Background
Fast, accurate determination of vaccine titer during influenza vaccine manufacture is important in understanding process performance and correctly scaling each process step. Traditionally Single Radial Immunodiffusion (SRID) assays have been used as the 'gold standard' but the assay requires very skilled operators to obtain reproducible results and is relatively low throughput. ELISAs have also been used to determine titer but have lower precision and dynamic range. BLI combines the high throughput characteristics of a 96-well plate based ELISA assay in conjunction with improvements in accuracy and repeatability derived from a simpler direct measurement of mass transfer on binding.
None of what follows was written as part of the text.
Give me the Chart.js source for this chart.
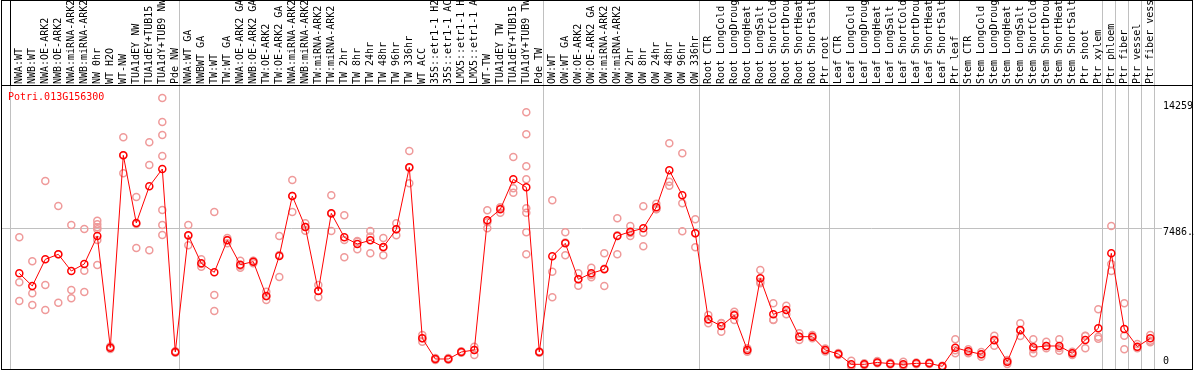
<!DOCTYPE html>
<html>
<head>
<meta charset="utf-8">
<title>Potri.013G156300</title>
<script src="https://cdn.jsdelivr.net/npm/chart.js@4.4.1/dist/chart.umd.min.js"></script>
<style>
  html, body { margin: 0; padding: 0; background: #fff; }
  #wrap { position: relative; width: 1194px; height: 370px; }
  #gene { position: absolute; left: 8px; top: 92px; font: 10px/10px "DejaVu Sans Mono", monospace; color: #ff0000; }
</style>
</head>
<body>
<div id="wrap">
  <canvas id="chart"></canvas>
  <div id="gene">Potri.013G156300</div>
</div>
<script>
const labels = [
  'NWA:WT', 'NWB:WT', 'NWA:OE-ARK2', 'NWB:OE-ARK2', 'NWA:miRNA-ARK2', 'NWB:miRNA-ARK2', 'NW 0hr', 'WT H2O', 'WT-NW',
  'TUA1dEY NW', 'TUA1dEY+TUB15 NW', 'TUA1dY+TUB9 NW', 'Pde NW',
  'NWA:WT GA', 'NWBWT GA', 'TW:WT', 'TW:WT GA', 'NWA:OE-ARK2 GA', 'NWB:OE-ARK2 GA', 'TW:OE-ARK2', 'TW:OE-ARK2 GA',
  'NWA:miRNA-ARK2 GA', 'NWB:miRNA-ARK2 GA', 'TW:miRNA-ARK2', 'TW:miRNA-ARK2 GA', 'TW 2hr', 'TW 8hr', 'TW 24hr', 'TW 48hr',
  'TW 96hr', 'TW 336hr', 'WT ACC', '35S::etr1-1 H2O', '35S::etr1-1 ACC', 'LMX5::etr1-1 H2O', 'LMX5::etr1-1 ACC', 'WT-TW',
  'TUA1dEY TW', 'TUA1dEY+TUB15 TW', 'TUA1dY+TUB9 TW', 'Pde TW',
  'OW:WT', 'OW:WT GA', 'OW:OE-ARK2', 'OW:OE-ARK2 GA', 'OW:miRNA-ARK2', 'OW:miRNA-ARK2 GA', 'OW 2hr', 'OW 8hr', 'OW 24hr',
  'OW 48hr', 'OW 96hr', 'OW 336hr',
  'Root CTR', 'Root LongCold', 'Root LongDrought', 'Root LongHeat', 'Root LongSalt', 'Root ShortCold', 'Root ShortDrought',
  'Root ShortHeat', 'Root ShortSalt', 'Ptr root',
  'Leaf CTR', 'Leaf LongCold', 'Leaf LongDrought', 'Leaf LongHeat', 'Leaf LongSalt', 'Leaf ShortCold', 'Leaf ShortDrought',
  'Leaf ShortHeat', 'Leaf ShortSalt', 'Ptr leaf',
  'Stem CTR', 'Stem LongCold', 'Stem LongDrought', 'Stem LongHeat', 'Stem LongSalt', 'Stem ShortCold', 'Stem ShortDrought',
  'Stem ShortHeat', 'Stem ShortSalt', 'Ptr shoot', 'Ptr xylem',
  'Ptr phloem', 'Ptr fiber', 'Ptr vessel', 'Ptr fiber vessel'
];

// how many samples sit between two grey separators
const groupSizes = [13, 28, 12, 10, 10, 11, 1, 1, 1, 1];

const means = [
  5080, 4400, 5831, 6100, 5205, 5581, 7083, 1091, 11412, 7781, 9748, 10678, 859,
  7119, 5617, 5134, 6851, 5545, 5706, 3864, 6010, 9229, 7566, 4132, 8299, 7012, 6654, 6851, 6493,
  7441, 10767, 1592, 483, 483, 859, 966, 7924, 8514, 10124, 9695, 859,
  5992, 6689, 4758, 5080, 5294, 7083, 7316, 7494, 8621, 10607, 9265, 7226,
  2611, 2254, 2826, 966, 4811, 2879, 3112, 1681, 1681, 966,
  751, 197, 197, 300, 233, 197, 250, 250, 89, 1091,
  894, 733, 1484, 340, 2039, 1109, 1181, 1181, 787, 1503, 2128,
  6153, 2093, 1145, 1592
];

const reps = [
  [7012, 4597, 3595], [5724, 4007, 3381], [10034, 4454, 3112], [8693, 6100, 3506], [7673, 4185, 3738],
  [7459, 5223, 4078], [7906, 7709, 7549, 7441, 6868, 5527], [1020, 1110, 1150], [12377, 11413, 10446],
  [9176, 7728, 6439], [12109, 10893, 6314], [14488, 13200, 12503, 11376, 8478, 7673, 7137], [820, 880, 900],
  [7673, 7102, 6582], [5831, 5582, 5438], [8371, 3917, 3059], [6700, 6868, 6980], [5760, 5490, 5384],
  [5742, 5617, 5760], [4096, 3849, 3649], [7083, 6060, 4883], [10088, 9229, 8371], [7763, 7566, 7370],
  [4454, 4150, 3792], [9265, 8280, 7351], [8192, 6868, 5938], [6779, 6815, 6368], [7351, 7050, 6153],
  [6976, 6460, 6046], [7763, 7441, 7119], [11644, 10750, 9909], [1771, 1592, 1413], [430, 483, 540],
  [440, 483, 530], [859, 820, 900], [1145, 966, 698], [8460, 7820, 7494], [8621, 8586, 8335],
  [11322, 9640, 9409], [13719, 12539, 10820, 10124, 8567, 8335, 7280, 6100], [880, 820, 870],
  [8997, 5170, 3792], [7280, 6740, 6046], [5080, 4776, 4418], [5384, 4990, 4865], [6153, 5329, 4400],
  [8031, 7118, 6100], [7620, 7245, 7083], [8675, 7262, 6528], [8818, 8531, 8514], [12055, 9999, 9784],
  [11519, 8836, 7333], [7977, 7226, 6475],
  [2844, 2592, 2397], [2397, 2416, 1949], [3023, 2879, 2576], [1055, 966, 877], [5259, 4631, 4543],
  [3470, 2591, 2576], [3345, 3112, 2879], [1860, 1681, 1503], [1770, 1681, 1592], [880, 966, 1050],
  [700, 751, 800], [393, 120, 80], [250, 197, 144], [370, 300, 250], [280, 233, 186], [340, 150, 107],
  [300, 250, 200], [290, 250, 210], [120, 89, 58], [1538, 948, 787],
  [1001, 894, 787], [859, 733, 608], [1736, 1517, 1199], [429, 340, 215], [2397, 2003, 1717],
  [1538, 1002, 787], [1413, 1181, 1055], [1538, 1075, 930], [877, 787, 698], [1736, 1718, 1055],
  [3148, 1681, 1574], [7620, 5581, 5205], [3470, 1736, 1001], [1288, 1092, 1055], [1771, 1467, 1378]
];

// the "0" label is lifted off the bottom edge as in the original
const yTicks = [574, 7486.5, 14259];
const yTickLabels = ['0', '7486.5', '14259'];

const mono = { family: 'DejaVu Sans Mono', size: 10 };
const grey = '#c0c0c0';

const edges = [];
let acc = 0;
groupSizes.forEach(n => {
  edges.push(acc - 0.64);
  acc += n;
});
edges.push(acc - 0.64);

const meanPoints = means.map((v, i) => ({ x: i, y: v }));
const repPoints = reps.flatMap((r, i) => r.map(v => ({ x: i, y: v })));

const xMin = -1.408, xMax = 87.9;
const yMin = -53.7, yMax = 15132;

const frame = {
  id: 'frame',
  afterDraw(chart) {
    const c = chart.ctx;
    c.save();
    c.strokeStyle = '#000';
    c.lineWidth = 1;
    c.strokeRect(1.5, 0.5, 1191, 369);
    c.beginPath();
    c.moveTo(1, 85.5);
    c.lineTo(1193, 85.5);
    c.stroke();
    c.restore();
  }
};

const noPad = s => {
  s.paddingLeft = 0;
  s.paddingRight = 0;
  s.paddingTop = 0;
  s.paddingBottom = 0;
};

const ctx = document.querySelector('#chart').getContext('2d');
const chart = new Chart(ctx, {
  type: 'line',
  data: {
    datasets: [
      {
        type: 'line',
        label: 'Potri.013G156300',
        data: meanPoints,
        borderColor: '#ff0000',
        borderWidth: 1,
        pointRadius: 3.5,
        pointBorderWidth: 1.5,
        pointBorderColor: '#ff0000',
        pointBackgroundColor: 'rgba(0,0,0,0)',
        tension: 0,
        order: 1
      },
      {
        type: 'scatter',
        label: 'replicates',
        data: repPoints,
        showLine: false,
        pointRadius: 3.5,
        pointBorderWidth: 1.5,
        pointBorderColor: '#ef9a9a',
        pointBackgroundColor: 'rgba(0,0,0,0)',
        order: 2
      }
    ]
  },
  options: {
    responsive: true,
    maintainAspectRatio: false,
    animation: false,
    layout: { autoPadding: false, padding: { left: 1, right: 0, top: 0, bottom: 1 } },
    plugins: { legend: { display: false }, tooltip: { enabled: false } },
    scales: {
      x: {
        type: 'linear',
        position: 'top',
        min: xMin,
        max: xMax,
        weight: 1,
        afterBuildTicks: s => { s.ticks = labels.map((_, i) => ({ value: i })); },
        afterFit: s => { s.height = 86; noPad(s); },
        grid: { display: false, drawTicks: false },
        border: { display: false },
        ticks: {
          autoSkip: false,
          minRotation: 90,
          maxRotation: 90,
          padding: 2,
          labelOffset: 12,
          color: '#000',
          font: mono,
          callback: v => labels[v]
        }
      },
      groups: {
        type: 'linear',
        position: 'top',
        min: xMin,
        max: xMax,
        weight: 0,
        afterBuildTicks: s => { s.ticks = edges.map(v => ({ value: v })); },
        afterFit: s => { s.height = 0; noPad(s); },
        ticks: { display: false },
        grid: {
          color: grey,
          tickColor: c => (c.index === 0 ? '#000' : grey),
          drawTicks: true,
          tickLength: 86,
          lineWidth: 1
        },
        border: { display: false }
      },
      y: {
        type: 'linear',
        position: 'right',
        min: yMin,
        max: yMax,
        afterBuildTicks: s => { s.ticks = yTicks.map(v => ({ value: v })); },
        afterFit: s => { s.width = 32; noPad(s); },
        grid: {
          drawTicks: false,
          color: c => (c.tick && c.tick.value === 7486.5 ? grey : 'rgba(0,0,0,0)')
        },
        border: { display: false },
        ticks: {
          padding: 1,
          labelOffset: 4,
          color: '#000',
          font: mono,
          callback: (v, i) => yTickLabels[i]
        }
      }
    }
  },
  plugins: [frame]
});
</script>
</body>
</html>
The assay is based on the binding of the vaccine to polyclonal antibodies that recognise the influenza epitopes presented by the vaccine. The polyclonal antibody is bound to a protein G or protein A derivatized biosensor, depending on the animal source of the antibody. This configuration gives increased flexibility by allowing swift changes between vaccines derived from different viral strains by simply binding the paired antibody for the new strain to a biosensor without the need for derivatization. Hence the assay is suitable for the rapid changes in the viral strains represented in a vaccine. A robust assay, capable of determining vaccine titer from various process stages has been developed. Figure 1 illustrates coefficient of variance and binding rate across a range of concentrations. The assay has been shown to be applicable to both attenuated and synthetic vaccines and is an effective test for vaccine potency.